-- Start Records for this exercise --

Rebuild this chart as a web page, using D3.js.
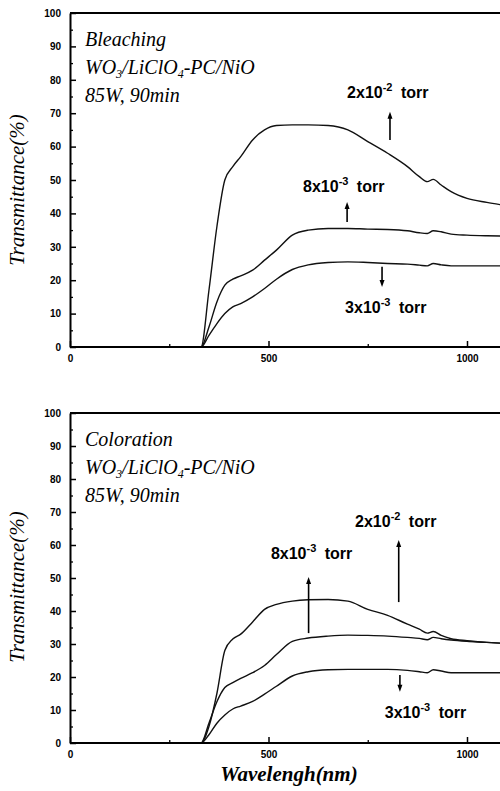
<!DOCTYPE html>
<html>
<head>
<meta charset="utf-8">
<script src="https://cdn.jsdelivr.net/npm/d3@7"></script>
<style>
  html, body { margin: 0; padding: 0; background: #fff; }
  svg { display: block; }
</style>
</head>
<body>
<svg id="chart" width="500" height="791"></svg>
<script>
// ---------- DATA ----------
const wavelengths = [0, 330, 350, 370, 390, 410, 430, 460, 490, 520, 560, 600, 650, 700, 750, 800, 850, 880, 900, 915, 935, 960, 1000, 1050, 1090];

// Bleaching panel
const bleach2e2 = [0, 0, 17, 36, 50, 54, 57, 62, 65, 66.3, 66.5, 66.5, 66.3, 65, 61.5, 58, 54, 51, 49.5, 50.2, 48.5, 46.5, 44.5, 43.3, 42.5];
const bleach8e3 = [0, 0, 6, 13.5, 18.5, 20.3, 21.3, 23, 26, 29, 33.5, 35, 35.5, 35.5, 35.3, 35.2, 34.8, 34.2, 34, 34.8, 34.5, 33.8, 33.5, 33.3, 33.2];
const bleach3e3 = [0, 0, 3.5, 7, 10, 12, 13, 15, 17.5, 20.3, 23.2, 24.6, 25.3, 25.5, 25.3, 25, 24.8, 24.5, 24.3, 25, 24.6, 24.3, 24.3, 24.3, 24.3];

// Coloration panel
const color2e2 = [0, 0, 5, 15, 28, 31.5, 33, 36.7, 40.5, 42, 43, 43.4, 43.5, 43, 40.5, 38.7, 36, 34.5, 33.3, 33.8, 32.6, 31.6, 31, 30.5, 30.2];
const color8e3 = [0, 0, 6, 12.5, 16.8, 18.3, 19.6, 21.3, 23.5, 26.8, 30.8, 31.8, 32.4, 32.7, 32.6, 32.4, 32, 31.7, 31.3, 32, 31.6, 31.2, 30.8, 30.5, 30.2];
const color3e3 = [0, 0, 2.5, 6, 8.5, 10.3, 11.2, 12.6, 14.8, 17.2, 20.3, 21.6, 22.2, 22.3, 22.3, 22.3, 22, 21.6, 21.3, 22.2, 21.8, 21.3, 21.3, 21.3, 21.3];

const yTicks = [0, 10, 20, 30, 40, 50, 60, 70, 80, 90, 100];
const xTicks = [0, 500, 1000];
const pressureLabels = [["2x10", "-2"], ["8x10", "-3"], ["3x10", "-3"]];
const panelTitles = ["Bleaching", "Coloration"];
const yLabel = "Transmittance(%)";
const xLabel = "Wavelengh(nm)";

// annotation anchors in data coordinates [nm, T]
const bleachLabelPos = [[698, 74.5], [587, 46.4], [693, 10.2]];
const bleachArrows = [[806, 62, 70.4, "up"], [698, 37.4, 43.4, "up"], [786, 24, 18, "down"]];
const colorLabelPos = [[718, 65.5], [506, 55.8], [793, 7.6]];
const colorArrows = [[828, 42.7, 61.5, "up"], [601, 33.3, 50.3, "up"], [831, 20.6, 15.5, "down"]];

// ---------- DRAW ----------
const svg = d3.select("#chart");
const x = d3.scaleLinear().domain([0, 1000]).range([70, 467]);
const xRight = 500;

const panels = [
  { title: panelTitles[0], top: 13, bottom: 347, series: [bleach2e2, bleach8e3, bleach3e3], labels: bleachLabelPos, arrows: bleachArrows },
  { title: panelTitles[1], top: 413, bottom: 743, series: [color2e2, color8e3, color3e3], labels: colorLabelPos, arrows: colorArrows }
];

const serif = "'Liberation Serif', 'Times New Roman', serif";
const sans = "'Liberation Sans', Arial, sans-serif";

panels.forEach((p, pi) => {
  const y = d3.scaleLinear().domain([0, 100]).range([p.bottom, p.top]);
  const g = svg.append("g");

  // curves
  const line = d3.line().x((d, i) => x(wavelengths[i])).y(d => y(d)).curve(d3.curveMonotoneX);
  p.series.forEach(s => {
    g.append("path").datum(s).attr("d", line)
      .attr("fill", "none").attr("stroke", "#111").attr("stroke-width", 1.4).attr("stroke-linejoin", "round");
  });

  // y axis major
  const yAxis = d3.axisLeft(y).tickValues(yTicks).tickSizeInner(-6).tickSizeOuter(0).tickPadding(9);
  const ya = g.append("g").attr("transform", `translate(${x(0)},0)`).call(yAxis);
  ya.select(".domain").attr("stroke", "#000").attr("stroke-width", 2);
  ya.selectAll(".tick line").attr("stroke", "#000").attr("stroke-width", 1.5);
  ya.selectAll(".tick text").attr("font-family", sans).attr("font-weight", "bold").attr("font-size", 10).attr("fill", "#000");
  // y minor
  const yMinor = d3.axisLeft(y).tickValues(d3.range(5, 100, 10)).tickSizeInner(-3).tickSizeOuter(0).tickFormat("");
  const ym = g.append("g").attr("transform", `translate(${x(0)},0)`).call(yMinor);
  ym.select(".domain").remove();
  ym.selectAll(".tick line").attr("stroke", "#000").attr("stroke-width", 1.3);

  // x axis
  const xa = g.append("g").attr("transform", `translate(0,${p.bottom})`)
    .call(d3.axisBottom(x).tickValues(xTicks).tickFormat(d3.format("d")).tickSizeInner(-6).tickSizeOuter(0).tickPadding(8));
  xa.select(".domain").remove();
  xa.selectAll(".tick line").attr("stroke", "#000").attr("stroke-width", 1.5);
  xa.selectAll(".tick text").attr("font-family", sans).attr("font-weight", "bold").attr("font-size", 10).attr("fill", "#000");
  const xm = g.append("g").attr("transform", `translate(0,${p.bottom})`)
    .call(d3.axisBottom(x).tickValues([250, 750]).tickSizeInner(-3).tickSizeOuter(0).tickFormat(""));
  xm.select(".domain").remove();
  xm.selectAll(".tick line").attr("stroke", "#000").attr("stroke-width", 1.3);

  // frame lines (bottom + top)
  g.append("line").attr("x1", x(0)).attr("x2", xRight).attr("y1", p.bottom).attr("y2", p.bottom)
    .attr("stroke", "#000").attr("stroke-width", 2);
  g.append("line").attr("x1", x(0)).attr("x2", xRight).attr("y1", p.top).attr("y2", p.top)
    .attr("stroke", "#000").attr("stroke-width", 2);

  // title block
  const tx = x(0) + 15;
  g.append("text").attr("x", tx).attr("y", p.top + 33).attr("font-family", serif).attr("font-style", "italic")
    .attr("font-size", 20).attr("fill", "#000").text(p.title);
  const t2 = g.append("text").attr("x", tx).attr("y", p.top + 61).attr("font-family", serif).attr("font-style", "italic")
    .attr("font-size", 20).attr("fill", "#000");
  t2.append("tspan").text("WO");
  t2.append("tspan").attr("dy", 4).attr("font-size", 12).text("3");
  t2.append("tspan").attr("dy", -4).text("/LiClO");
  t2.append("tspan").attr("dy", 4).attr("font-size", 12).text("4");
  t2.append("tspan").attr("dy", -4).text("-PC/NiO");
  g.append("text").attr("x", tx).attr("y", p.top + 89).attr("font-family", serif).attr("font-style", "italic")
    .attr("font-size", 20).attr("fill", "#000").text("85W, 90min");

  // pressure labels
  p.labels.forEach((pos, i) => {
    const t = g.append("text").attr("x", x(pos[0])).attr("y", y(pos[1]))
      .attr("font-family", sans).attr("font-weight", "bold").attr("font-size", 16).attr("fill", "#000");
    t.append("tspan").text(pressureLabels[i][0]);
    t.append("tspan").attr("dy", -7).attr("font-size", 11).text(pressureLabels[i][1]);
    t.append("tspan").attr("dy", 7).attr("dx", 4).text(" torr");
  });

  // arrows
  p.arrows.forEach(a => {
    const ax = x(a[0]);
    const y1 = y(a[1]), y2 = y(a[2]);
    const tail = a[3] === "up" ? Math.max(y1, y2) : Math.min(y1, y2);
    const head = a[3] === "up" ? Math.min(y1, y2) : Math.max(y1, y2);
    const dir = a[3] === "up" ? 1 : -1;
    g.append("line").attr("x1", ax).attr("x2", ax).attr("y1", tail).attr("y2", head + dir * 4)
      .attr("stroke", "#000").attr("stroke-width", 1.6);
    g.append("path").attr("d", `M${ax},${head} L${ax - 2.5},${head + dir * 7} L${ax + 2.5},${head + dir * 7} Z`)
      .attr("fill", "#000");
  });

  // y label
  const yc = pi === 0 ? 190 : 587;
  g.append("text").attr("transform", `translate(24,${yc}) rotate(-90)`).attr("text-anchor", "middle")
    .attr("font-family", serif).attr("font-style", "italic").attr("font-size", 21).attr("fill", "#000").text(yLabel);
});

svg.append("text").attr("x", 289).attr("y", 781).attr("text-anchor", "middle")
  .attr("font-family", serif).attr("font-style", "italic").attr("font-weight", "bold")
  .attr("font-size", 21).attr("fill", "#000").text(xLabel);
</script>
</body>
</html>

-- End Records for this exercise --
-- Start Records for this exercise --

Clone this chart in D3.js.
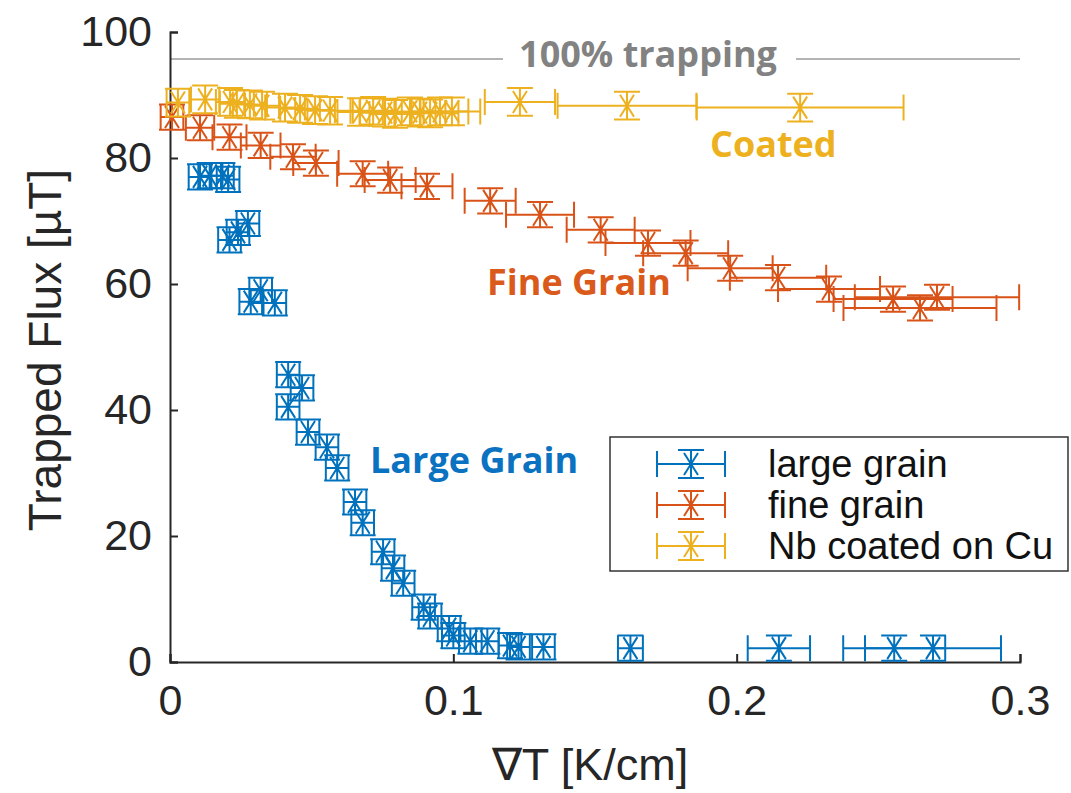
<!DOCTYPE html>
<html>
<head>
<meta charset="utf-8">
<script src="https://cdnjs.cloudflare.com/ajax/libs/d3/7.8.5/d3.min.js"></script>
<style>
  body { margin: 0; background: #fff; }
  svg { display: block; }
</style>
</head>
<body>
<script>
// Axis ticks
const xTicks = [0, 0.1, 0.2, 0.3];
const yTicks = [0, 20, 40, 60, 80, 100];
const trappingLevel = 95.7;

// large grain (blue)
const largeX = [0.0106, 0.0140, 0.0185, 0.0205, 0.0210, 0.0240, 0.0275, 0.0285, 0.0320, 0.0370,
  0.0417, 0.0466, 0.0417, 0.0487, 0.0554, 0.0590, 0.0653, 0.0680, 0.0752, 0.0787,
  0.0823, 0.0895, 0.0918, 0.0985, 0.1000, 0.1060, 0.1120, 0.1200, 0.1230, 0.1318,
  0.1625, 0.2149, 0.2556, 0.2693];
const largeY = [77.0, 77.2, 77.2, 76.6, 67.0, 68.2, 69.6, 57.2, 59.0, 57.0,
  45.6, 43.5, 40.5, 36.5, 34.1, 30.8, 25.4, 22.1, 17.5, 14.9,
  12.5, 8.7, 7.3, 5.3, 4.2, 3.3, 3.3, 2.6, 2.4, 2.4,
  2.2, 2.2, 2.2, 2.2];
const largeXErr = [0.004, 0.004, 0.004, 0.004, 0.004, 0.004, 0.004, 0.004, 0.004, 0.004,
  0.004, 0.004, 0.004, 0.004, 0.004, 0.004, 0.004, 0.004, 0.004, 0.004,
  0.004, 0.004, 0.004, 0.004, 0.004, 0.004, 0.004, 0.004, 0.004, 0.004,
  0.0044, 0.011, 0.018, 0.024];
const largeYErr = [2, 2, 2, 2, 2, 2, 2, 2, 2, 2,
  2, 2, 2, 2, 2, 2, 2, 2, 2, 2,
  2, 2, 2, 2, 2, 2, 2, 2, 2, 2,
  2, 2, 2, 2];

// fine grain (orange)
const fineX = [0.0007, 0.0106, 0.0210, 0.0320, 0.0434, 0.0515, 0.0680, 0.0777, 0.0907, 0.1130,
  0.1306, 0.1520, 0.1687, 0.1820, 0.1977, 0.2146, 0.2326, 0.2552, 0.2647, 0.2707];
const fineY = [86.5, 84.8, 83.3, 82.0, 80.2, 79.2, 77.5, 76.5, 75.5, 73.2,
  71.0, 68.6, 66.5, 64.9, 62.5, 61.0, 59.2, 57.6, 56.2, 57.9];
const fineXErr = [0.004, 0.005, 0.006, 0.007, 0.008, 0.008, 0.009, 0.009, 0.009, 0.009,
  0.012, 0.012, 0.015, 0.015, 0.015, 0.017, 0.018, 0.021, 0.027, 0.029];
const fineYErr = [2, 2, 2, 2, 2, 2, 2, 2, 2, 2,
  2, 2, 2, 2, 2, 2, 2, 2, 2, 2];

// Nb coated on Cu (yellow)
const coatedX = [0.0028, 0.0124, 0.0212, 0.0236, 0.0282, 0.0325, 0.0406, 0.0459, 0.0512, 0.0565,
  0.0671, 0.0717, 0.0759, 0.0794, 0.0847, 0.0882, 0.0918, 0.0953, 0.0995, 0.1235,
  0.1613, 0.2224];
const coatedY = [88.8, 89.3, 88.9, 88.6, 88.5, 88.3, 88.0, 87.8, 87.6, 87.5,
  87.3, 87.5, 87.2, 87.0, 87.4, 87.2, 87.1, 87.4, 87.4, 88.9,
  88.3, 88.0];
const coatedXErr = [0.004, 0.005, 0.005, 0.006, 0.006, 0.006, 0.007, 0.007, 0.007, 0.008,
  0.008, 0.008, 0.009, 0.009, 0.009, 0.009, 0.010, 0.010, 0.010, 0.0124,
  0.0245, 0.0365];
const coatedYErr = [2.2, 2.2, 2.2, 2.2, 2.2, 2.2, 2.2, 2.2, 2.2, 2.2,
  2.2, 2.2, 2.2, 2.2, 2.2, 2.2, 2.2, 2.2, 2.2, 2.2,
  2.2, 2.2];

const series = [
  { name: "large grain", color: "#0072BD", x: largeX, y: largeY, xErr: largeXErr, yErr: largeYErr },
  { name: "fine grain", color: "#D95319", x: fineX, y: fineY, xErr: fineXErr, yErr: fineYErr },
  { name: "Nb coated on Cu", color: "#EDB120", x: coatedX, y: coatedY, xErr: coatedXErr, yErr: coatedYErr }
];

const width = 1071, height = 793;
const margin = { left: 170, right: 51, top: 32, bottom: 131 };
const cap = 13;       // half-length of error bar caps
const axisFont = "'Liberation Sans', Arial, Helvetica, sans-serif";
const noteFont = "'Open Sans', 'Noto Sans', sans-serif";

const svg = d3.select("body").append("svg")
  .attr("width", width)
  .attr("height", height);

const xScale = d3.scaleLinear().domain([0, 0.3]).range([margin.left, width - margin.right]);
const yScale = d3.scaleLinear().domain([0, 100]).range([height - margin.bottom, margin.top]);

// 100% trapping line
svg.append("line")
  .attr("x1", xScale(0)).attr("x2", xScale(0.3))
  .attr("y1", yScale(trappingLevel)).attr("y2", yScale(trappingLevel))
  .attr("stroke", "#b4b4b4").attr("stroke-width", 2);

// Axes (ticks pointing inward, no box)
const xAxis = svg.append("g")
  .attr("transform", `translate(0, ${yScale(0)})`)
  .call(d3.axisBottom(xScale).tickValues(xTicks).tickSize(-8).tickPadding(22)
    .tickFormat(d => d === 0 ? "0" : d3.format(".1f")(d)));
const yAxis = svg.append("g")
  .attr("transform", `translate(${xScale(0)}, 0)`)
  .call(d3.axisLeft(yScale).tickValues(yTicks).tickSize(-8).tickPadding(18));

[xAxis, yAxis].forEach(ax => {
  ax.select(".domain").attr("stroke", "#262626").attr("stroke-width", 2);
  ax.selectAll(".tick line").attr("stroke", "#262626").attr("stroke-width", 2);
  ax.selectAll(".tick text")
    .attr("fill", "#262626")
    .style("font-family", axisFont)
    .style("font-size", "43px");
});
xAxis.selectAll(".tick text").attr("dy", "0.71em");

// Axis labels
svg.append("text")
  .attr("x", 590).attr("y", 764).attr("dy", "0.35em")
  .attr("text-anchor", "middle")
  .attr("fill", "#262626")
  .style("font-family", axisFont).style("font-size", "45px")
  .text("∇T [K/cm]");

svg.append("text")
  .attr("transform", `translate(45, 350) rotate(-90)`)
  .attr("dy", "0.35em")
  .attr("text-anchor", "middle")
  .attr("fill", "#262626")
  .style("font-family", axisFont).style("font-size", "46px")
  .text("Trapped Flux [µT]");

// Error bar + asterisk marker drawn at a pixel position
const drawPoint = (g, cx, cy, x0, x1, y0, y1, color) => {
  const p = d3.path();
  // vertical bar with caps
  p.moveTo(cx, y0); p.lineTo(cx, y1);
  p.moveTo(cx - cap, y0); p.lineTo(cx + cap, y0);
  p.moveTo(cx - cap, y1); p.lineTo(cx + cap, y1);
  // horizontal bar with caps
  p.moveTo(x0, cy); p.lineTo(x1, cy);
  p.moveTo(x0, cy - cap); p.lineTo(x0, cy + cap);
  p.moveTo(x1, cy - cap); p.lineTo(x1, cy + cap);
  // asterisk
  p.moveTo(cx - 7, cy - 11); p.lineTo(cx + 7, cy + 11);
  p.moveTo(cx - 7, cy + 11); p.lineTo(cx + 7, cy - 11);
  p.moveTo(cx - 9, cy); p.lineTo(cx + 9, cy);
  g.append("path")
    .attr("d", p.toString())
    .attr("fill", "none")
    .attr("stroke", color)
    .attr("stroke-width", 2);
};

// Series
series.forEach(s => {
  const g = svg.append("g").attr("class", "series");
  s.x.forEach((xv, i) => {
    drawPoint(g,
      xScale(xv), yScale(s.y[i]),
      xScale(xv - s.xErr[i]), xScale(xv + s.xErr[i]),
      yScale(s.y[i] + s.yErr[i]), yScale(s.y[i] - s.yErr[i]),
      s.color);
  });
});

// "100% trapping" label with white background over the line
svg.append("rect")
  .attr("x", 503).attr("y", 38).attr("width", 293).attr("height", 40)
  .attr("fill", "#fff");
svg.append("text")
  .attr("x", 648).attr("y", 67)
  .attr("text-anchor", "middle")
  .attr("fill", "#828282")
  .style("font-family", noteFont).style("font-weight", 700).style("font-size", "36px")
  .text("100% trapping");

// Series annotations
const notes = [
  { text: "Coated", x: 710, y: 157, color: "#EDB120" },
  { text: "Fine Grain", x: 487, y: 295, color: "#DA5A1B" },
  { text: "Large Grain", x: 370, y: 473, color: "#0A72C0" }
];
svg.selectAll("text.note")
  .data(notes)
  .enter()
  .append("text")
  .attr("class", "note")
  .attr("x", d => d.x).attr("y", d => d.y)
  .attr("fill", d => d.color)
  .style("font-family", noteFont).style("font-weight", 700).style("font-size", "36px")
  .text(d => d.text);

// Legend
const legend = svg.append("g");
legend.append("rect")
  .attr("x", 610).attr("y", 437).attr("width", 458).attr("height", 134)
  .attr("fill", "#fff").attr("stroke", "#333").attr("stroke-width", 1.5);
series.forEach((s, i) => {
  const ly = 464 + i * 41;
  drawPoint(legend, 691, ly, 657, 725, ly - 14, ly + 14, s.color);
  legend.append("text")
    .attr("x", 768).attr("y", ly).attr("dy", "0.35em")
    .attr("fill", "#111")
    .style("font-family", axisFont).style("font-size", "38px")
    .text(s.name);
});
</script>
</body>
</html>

-- End Records for this exercise --

● **Given task**
The lines you need run from the one containing "Rebuild this chart" down to the one containing "1000, 1050, 1090];"; print them exactly, both ends included, and leave out pictures.

● **Result**
Rebuild this chart as a web page, using D3.js.
<!DOCTYPE html>
<html>
<head>
<meta charset="utf-8">
<script src="https://cdn.jsdelivr.net/npm/d3@7"></script>
<style>
  html, body { margin: 0; padding: 0; background: #fff; }
  svg { display: block; }
</style>
</head>
<body>
<svg id="chart" width="500" height="791"></svg>
<script>
// ---------- DATA ----------
const wavelengths = [0, 330, 350, 370, 390, 410, 430, 460, 490, 520, 560, 600, 650, 700, 750, 800, 850, 880, 900, 915, 935, 960, 1000, 1050, 1090];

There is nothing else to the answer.